Inflexible hours and workplace culture can also exclude working parents. Type designer and letterer Jessica Hische has described the pressures of parenthood succinctly in a 2017 published via Medium: “If the only way to get ahead (or stay ahead) is to work 12 hour days and every weekend, then [many] will have to choose between having a family and having a career—a choice that doesn’t need to happen if the attitude toward acceptable hours and schedules shifts.”

 

Systematic factors contribute to the absence of women in design education faculties and senior-level positions in organizations and companies, and the infrastructure can discriminate against women taking career breaks or taking up part-time employment. In order to combat discriminatory practices, changes must be structural, with women and minorities in decision-making positions—figuring as jury members in design competitions, as curators, leaders, faculty, organizers, and more.
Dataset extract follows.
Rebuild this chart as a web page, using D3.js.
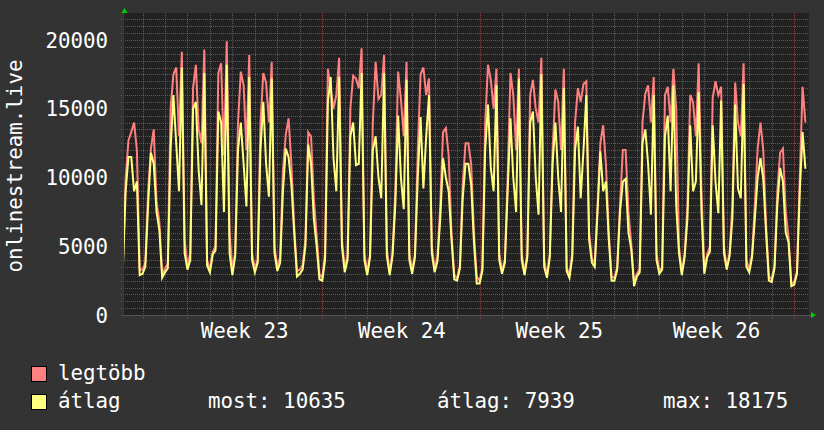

It’s common knowledge in diversity and inclusion thinking that if you have a more diverse contingent of people in leadership roles, you’ll have a more diverse contingent across the board within your community, bringing their perspectives to the table.

 

“Gender quota laws and an education in intersectional perspectives is what’s needed,” determines Griselda Flesler, the head of the University of Buenos Aires’s new Design and Gender Studies department. “There can’t be one without the other. For example, we implemented the following:

1. Free courses for students
and teachers in gender studies and human rights,
2. Protocols for the preventing and reporting sexual harassment,
3. Gender quotas for juries and in academic competitions,
4. Gender quotas in academic panels.”

Such radical structural initiatives recognize the scope of the project at hand.